«А несли коровай государевы князья Федор да Петр, дети Волконские; Осип да Иван, дети Чемодановы.
А государынин коровай несли Богдан Мусин, Юрий да Степан Телепневы».
В «подклетку» молодой царь назначил постельничьими родителей своей невесты, князя Владимира Тимофеевича да его жену Марфу Васильевну Долгоруких.
– Что ж ты, дьяк, – заметил новый постельничий, – аль разум у тебя совсем отнялся, позабыл приготовить для государя с государыней обручальное место?
– Все упамятовал, княже Владимир Тимофеевич – ответил степенно Шипов, – все приготовил, бархату кармазину черненого в рядах боле двадцати аршин взял; весь ушел на него!
– Спасибо, что не забыл! А кого со свечьми обручительными идти назначили?
– Шушерина, Микиту Федорова, а богоявленскую свечу понесет Безобразов…
И родитель царской невесты, успокоенный внолне, расстался с дьяком.
Далеко не так отрадно было на сердце молодого государя. Только склоняясь на увещание матери своей, великой инокини Марфы Ивановны, согласился он на этот брак.
Михаил Федорович до сих пор не мог забыть своей первой невесты, Марии Хлоповой, объявленной больною неизлечимою болезнью, благодаря интригам Салтыковых. Хотя интрига царских братьев двоюродных была открыта царем и несправедливо обвиненная девушка возвращена из далекой Сибири в Нижний Новгород, но молодой царь, не желая ссоры со своею матерью, отказался от любимой им невесты. Теперь, накануне брака с девушкой, мало им знаемой, к которой он не чувствовал никакой симпатии, Михаил Федорович, оставшись один в своей ночивальне, вспоминал свою первую встречу с Марией Хлоповой, свои долгие беседы с нею после, когда она уже была объявлена царевною, его нареченною невестою и названа именем Анастасии.
– Бедняжка, – шептал молодой государь, задумчиво сидя у стола, – сколь горя, сколь неприязни пришлось тебе вытерпеть меня ради!
И открыв небольшой ларец затейливой работы, ключ от которого он постоянно носил на поясе, Михаил Федорович вынул небольшой портрет, написанный на финифти заезжим художником-голландцем с Хлоповой, когда она еще числилась государевой невестою и проживала «в верху».

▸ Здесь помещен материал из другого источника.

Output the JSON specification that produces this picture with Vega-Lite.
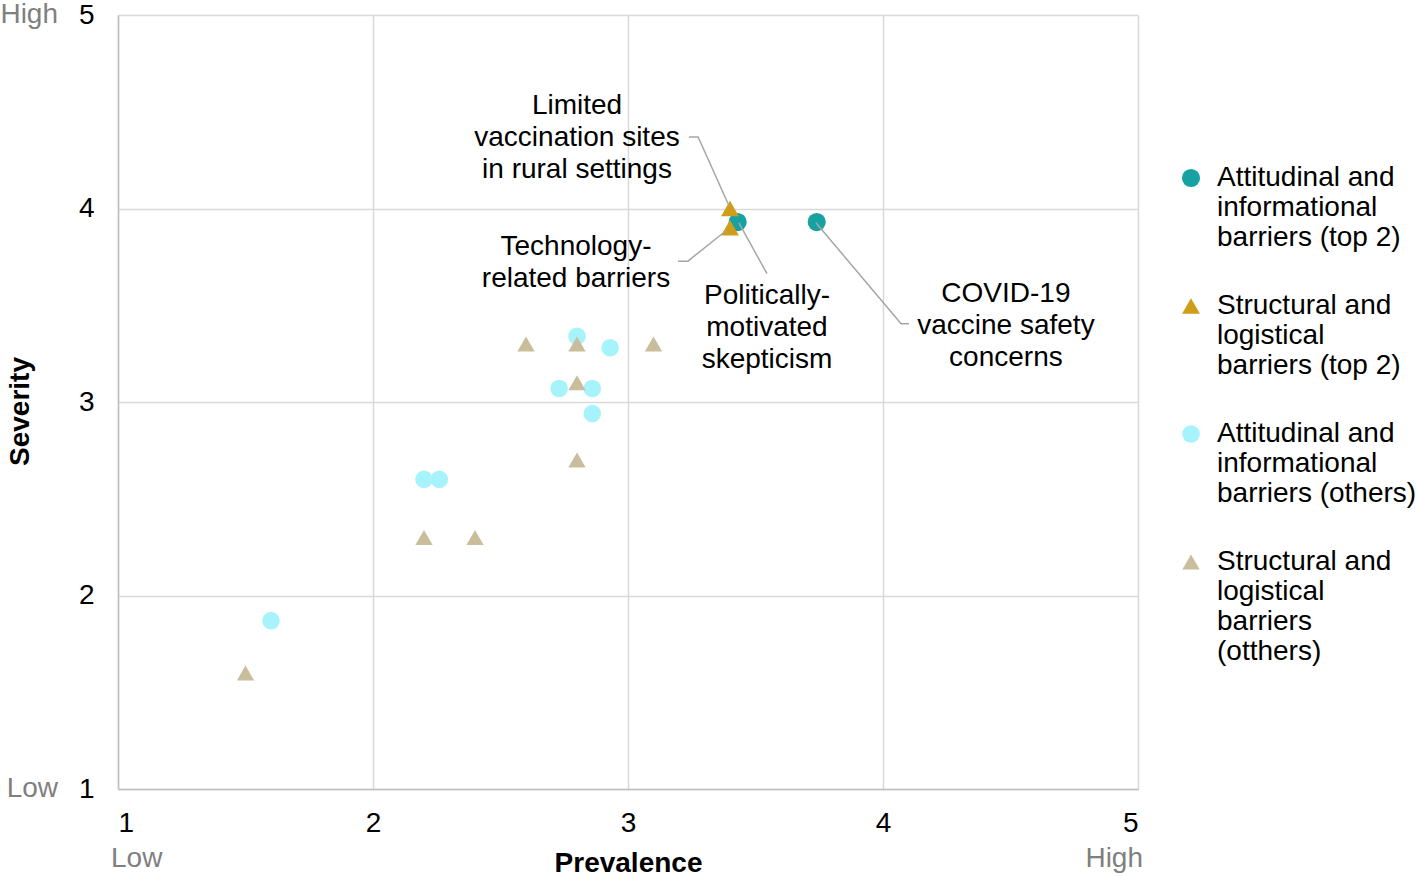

На царя глядело с портрета лицо любимой им девушки; художник очень хорошо уловил все черты, все выражение оригинала. Большие голубые глаза смотрели приветливо, алый ротик Хлоповой улыбался.
– Настя, голубушка, милая, – грустно промолвил государь, – за что нас с тобою разлучили злые люди, зачем позавидовали нашему счастью!
И крупные слезы покатились из глаз молодого царя. Чувствуя себя одиноким, Михаил Федорович поцеловал портрет и сейчас же спрятал его в ларец, точно боясь, чтобы кто-нибудь не отнял от него это последнее воспоминание о былом счастье.
В потайную дверь кто-то тихо постучал.
Царь вздрогнул, поспешно убрал ларец и, подойдя к обитой красным сукном двери, твердо спросил:
– Кто там?
– Я, великий государь, холоп твоей милости, Костька Михалков.
– Что надо? – последовал снова вопрос царя.
– Великий государь святейший патриарх, Филарет Никитич, родитель твой, желает видеть твою царскую милость, великий государь. Позволишь принять его?
Вместо ответа, засов двери заскрипел, дверь широко распахнулась и молодой царь показался на пороге, спеша навстречу своему родителю.
Отец с сыном прошли в опочивальню последнего и беседа их продолжалась далеко за полночь. Выходя, по окончании ее, от царственного сына, престарелый патриарх, благословляя его, обнял за голову и прошептал:
– Мужайся, сын мой, каждому из нас в жизни назначено испытание! Блаженны те, которые перенесут его без ропота. Господь наградит таковых.